A round-up of news for parents of disabled children.

• From The New York Times: 8-Year-Olds in Despair: The Mental Health Crisis Is Getting Younger

Kate, who lives in Colorado, was in the third grade when she told her parents that she didn’t want to live anymore. For much of her childhood, she has suffered from sensory processing disorder, attention deficit hyperactivity disorder and anxiety, and she was bullied in elementary school.

“I felt like I was just a waste of space,” Kate, who is now 12, said in an interview. “I was in so much pain.”

Back when she was 8, her parents took her to the emergency room, where they stayed for about 12 hours until it was determined that Kate would be safe at home.

“You just feel like, gosh, what have I done wrong as a parent?
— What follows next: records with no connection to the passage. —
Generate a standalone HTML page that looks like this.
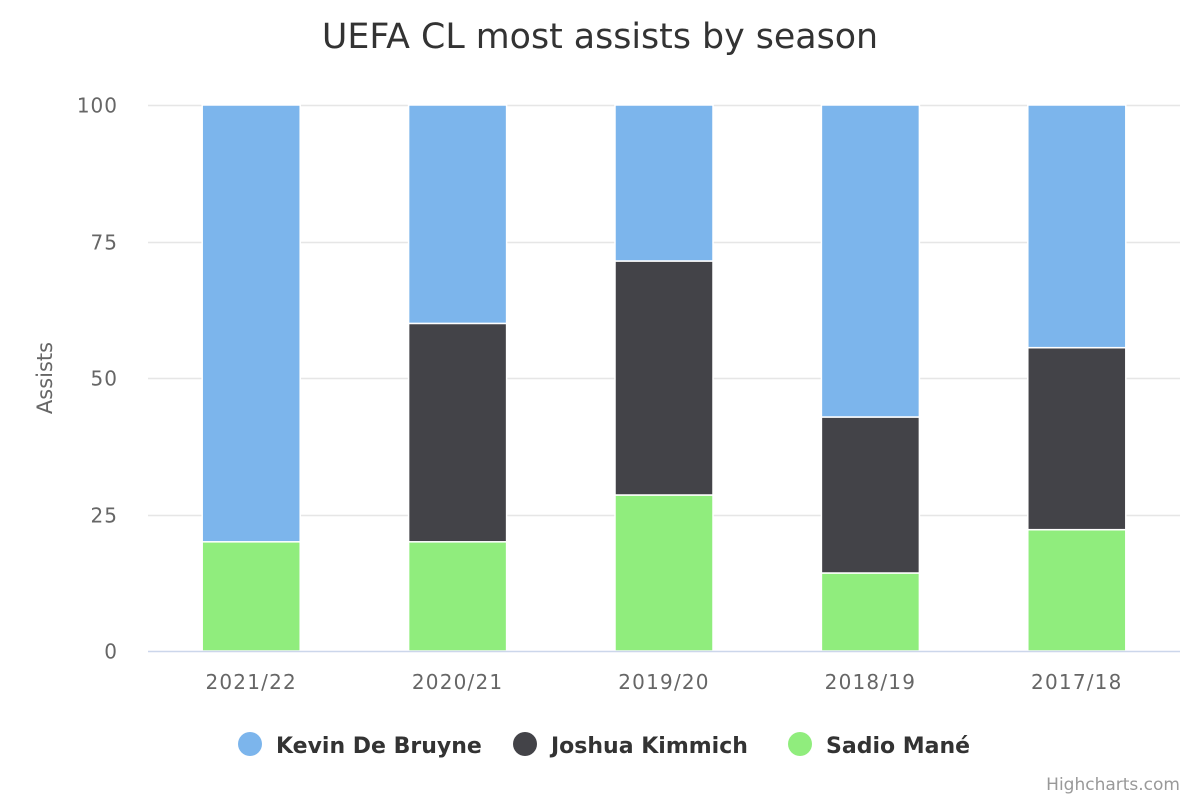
<!DOCTYPE html>
<html><head><meta charset="utf-8"><style>
body{margin:0;background:#fff;}
svg text{font-family:"DejaVu Sans","Liberation Sans",sans-serif;}
</style></head><body>
<svg id="chart" width="1200" height="800" xmlns="http://www.w3.org/2000/svg">
<rect width="1200" height="800" fill="#fff"/>
<text x="600" y="48" text-anchor="middle" font-size="34.8" fill="#333">UEFA CL most assists by season</text>
<text transform="translate(52,378) rotate(-90)" text-anchor="middle" font-size="21" fill="#666">Assists</text>
<g id="grid"></g><g id="bars"></g><g id="xlabels"></g>
<line x1="148" x2="1180" y1="651.5" y2="651.5" stroke="#ccd6eb" stroke-width="1.5"/>
<g>
<g><circle cx="250" cy="744" r="12" fill="#7cb5ec"/><text x="276" y="753" font-size="22" font-weight="bold" fill="#333">Kevin De Bruyne</text></g>
<g><circle cx="525" cy="744" r="12" fill="#434348"/><text x="551" y="753" font-size="22" font-weight="bold" fill="#333">Joshua Kimmich</text></g>
<g><circle cx="800" cy="744" r="12" fill="#90ed7d"/><text x="826" y="753" font-size="22" font-weight="bold" fill="#333">Sadio Mané</text></g>
</g>
<text x="1180" y="790" text-anchor="end" font-size="17" fill="#999">Highcharts.com</text>
</svg>
<script>
const categories=["2021/22","2020/21","2019/20","2018/19","2017/18"];
const kdb=[4,2,2,4,4];
const kimmich=[0,2,3,2,3];
const mane=[1,1,2,1,2];
const yTicks=[0,25,50,75,100];
const NS="http://www.w3.org/2000/svg";
const x0=148,x1=1180,yBase=651,yTop=105;
const yScale=v=>yBase-(v/100)*(yBase-yTop);
const slot=(x1-x0)/categories.length;
const xCenter=i=>x0+slot*(i+0.5);
const bw=98;
function mk(tag,attrs,parent){const e=document.createElementNS(NS,tag);for(const k in attrs)e.setAttribute(k,attrs[k]);parent.appendChild(e);return e;}
const grid=document.getElementById('grid');
yTicks.forEach(t=>{
  const y=Math.round(yScale(t))+0.5;
  if(t>0){const l=mk('line',{x1:x0,x2:x1,y1:y,y2:y,stroke:'#e6e6e6','stroke-width':1.5},grid);
  
  }
  const tx=mk('text',{x:118,y:y+7,'text-anchor':'end','font-size':20,fill:'#666','letter-spacing':1},grid);
  tx.textContent=t;
  
  
});
const bars=document.getElementById('bars');
const series=[["sadio-mane",mane,"#90ed7d"],["joshua-kimmich",kimmich,"#434348"],["kevin-de-bruyne",kdb,"#7cb5ec"]];
categories.forEach((c,i)=>{
  const total=kdb[i]+kimmich[i]+mane[i];
  let acc=0;
  series.forEach(([n,arr,col])=>{
    const p=arr[i]/total*100;
    if(p<=0)return;
    const yb=yScale(acc),yt=yScale(acc+p);acc+=p;
    const r=mk('rect',{x:xCenter(i)-bw/2,y:yt,width:bw,height:yb-yt,fill:col,stroke:'#fff','stroke-width':1.5},bars);
    
    
  });
  const tx=mk('text',{x:xCenter(i),y:689,'text-anchor':'middle','font-size':20,fill:'#666','letter-spacing':1.2},document.getElementById('xlabels'));
  tx.textContent=c;
  
  
});
</script>
</body></html>
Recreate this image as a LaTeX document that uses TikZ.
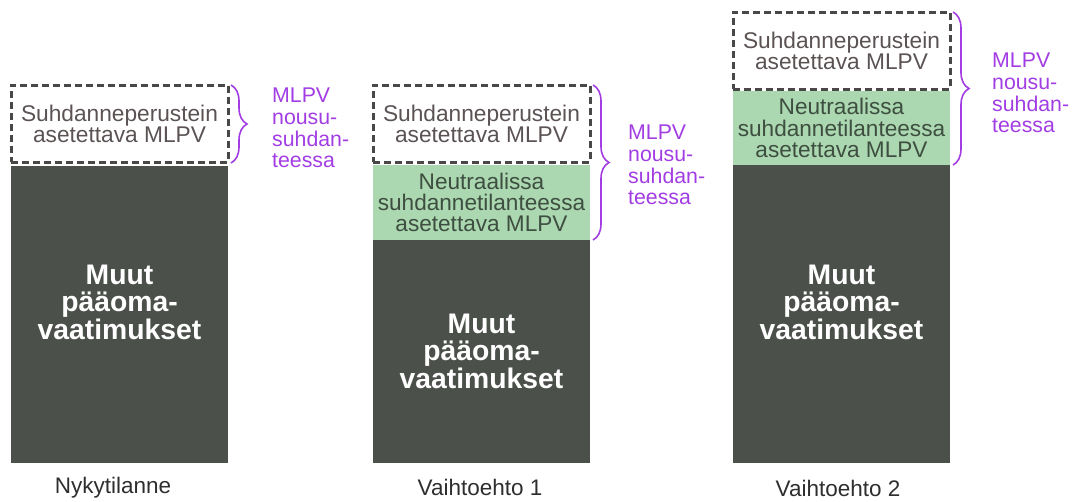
\documentclass[tikz,border=0pt]{standalone}
\usepackage{fontspec}
\setmainfont{Liberation Sans}
\usetikzlibrary{decorations.pathreplacing}
\definecolor{darkbox}{HTML}{4B514A}
\definecolor{greenbox}{HTML}{ABD8B0}
\definecolor{greentext}{HTML}{3E4E40}
\definecolor{graytext}{HTML}{5B5353}
\definecolor{mlpv}{HTML}{A23DE3}
\definecolor{dashgray}{HTML}{4A4846}
\definecolor{captext}{HTML}{2E2E2E}
\begin{document}
\begin{tikzpicture}[x=1pt,y=-1pt,
  boxbase/.style={anchor=north west, inner sep=0pt, outer sep=0pt, minimum width=217pt},
  dashbox/.style={boxbase, draw=dashgray, line width=3pt, dash pattern=on 7pt off 4pt,
    minimum height=77pt, text=graytext, font=\fontsize{22.7}{21}\selectfont, align=center},
  greenbx/.style={boxbase, fill=greenbox, text=greentext,
    font=\fontsize{22.6}{21.3}\selectfont, align=center},
  darkbx/.style={boxbase, fill=darkbox},
  muut/.style={text=white, inner sep=0pt, font=\bfseries\fontsize{28.3}{27.5}\selectfont, align=center},
  bracestyle/.style={draw=mlpv, line width=1.6pt, decorate, decoration={brace, amplitude=16pt}},
  mlpvlabel/.style={anchor=north west, text=mlpv, inner sep=0pt,
    font=\fontsize{21.3}{21.7}\selectfont, align=left},
  caption/.style={text=captext, inner sep=0pt, font=\fontsize{22.5}{22}\selectfont}
]
\useasboundingbox (0,0) rectangle (1074,501);

% Column 1: Nykytilanne
\node[dashbox] (d1) at (11,85) {Suhdanneperustein\\asetettava MLPV};
\node[darkbx, minimum height=297pt] (k1) at (11,166) {};
\node[muut] (m1) at (119.5,302) {Muut\\pääoma-\\vaatimukset};
\coordinate (b1t) at (231,85);
\coordinate (b1b) at (231,163);
\draw[bracestyle] (b1t) -- (b1b);
\node[mlpvlabel] (l1) at (272,88) {MLPV\\nousu-\\suhdan-\\teessa};
\node[caption] (c1) at (113,488) {Nykytilanne};

% Column 2: Vaihtoehto 1
\node[dashbox] (d2) at (373,85) {Suhdanneperustein\\asetettava MLPV};
\node[greenbx, minimum height=75pt] (g2) at (373,165) {Neutraalissa\\suhdannetilanteessa\\asetettava MLPV};
\node[darkbx, minimum height=223pt] (k2) at (373,240) {};
\node[muut] (m2) at (481.5,351) {Muut\\pääoma-\\vaatimukset};
\coordinate (b2t) at (593,85);
\coordinate (b2b) at (593,240);
\draw[bracestyle] (b2t) -- (b2b);
\node[mlpvlabel] (l2) at (628,125) {MLPV\\nousu-\\suhdan-\\teessa};
\node[caption] (c2) at (480,487) {Vaihtoehto 1};

% Column 3: Vaihtoehto 2
\node[dashbox] (d3) at (733,12) {Suhdanneperustein\\asetettava MLPV};
\node[greenbx, minimum height=74pt] (g3) at (733,91) {Neutraalissa\\suhdannetilanteessa\\asetettava MLPV};
\node[darkbx, minimum height=298pt] (k3) at (733,165) {};
\node[muut] (m3) at (841.5,302) {Muut\\pääoma-\\vaatimukset};
\coordinate (b3t) at (953,12);
\coordinate (b3b) at (953,165);
\draw[bracestyle] (b3t) -- (b3b);
\node[mlpvlabel] (l3) at (992,53) {MLPV\\nousu-\\suhdan-\\teessa};
\node[caption] (c3) at (838,488) {Vaihtoehto 2};
\end{tikzpicture}
\end{document}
How am I not supporting my kid?” said Hope, Kate’s mother.

“Don’t feel shame,” she advised other parents. Instead, take a deep breath and call the pediatrician or a crisis line, Hope said, “so that you don’t feel alone.”

• From The Oregonian: Oregon hospitals struggle to deal with jammed emergency rooms after exodus of nurses

It’s a recipe for disaster that is unfolding at hospitals across the country: Blend emotionally exhausted caregivers with emotionally disturbed patients, throw in a wave of street violence and the departure of some of the most experienced workers on the wards due to fatigue and burnout, and voila, America has its latest health care crisis.

Many employees argue there is another key ingredient added by the hospitals that makes the end result particularly toxic: A penny-pinching mentality that allows the understaffing to develop in the first place.

• From The Lund Report: Most Oregon Hospitals Didn’t Need 2020 Bailout: They Had The Stock Market

In fact, even without the CARES Act money, many Oregon hospital systems would have reported profits for 2020, thanks mostly to their big investment returns, the reports show. Some systems, such as PeaceHealth, Salem Health and Asante, have reported huge profits for the latter part of 2020, as patient revenues recovered and outsized investment returns kicked in.

Critics have suggested wealthy hospital systems didn’t need the CARES Act money because they already had rich investment portfolios as a backstop. In a remarkable move last year, the massive California-based Kaiser Permanente hospital system handed back $500 million in CARES Act money to the federal government. Non-profit Kaiser, with 2020 investment gains of over $4 billion, said it would do fine without the taxpayer cash.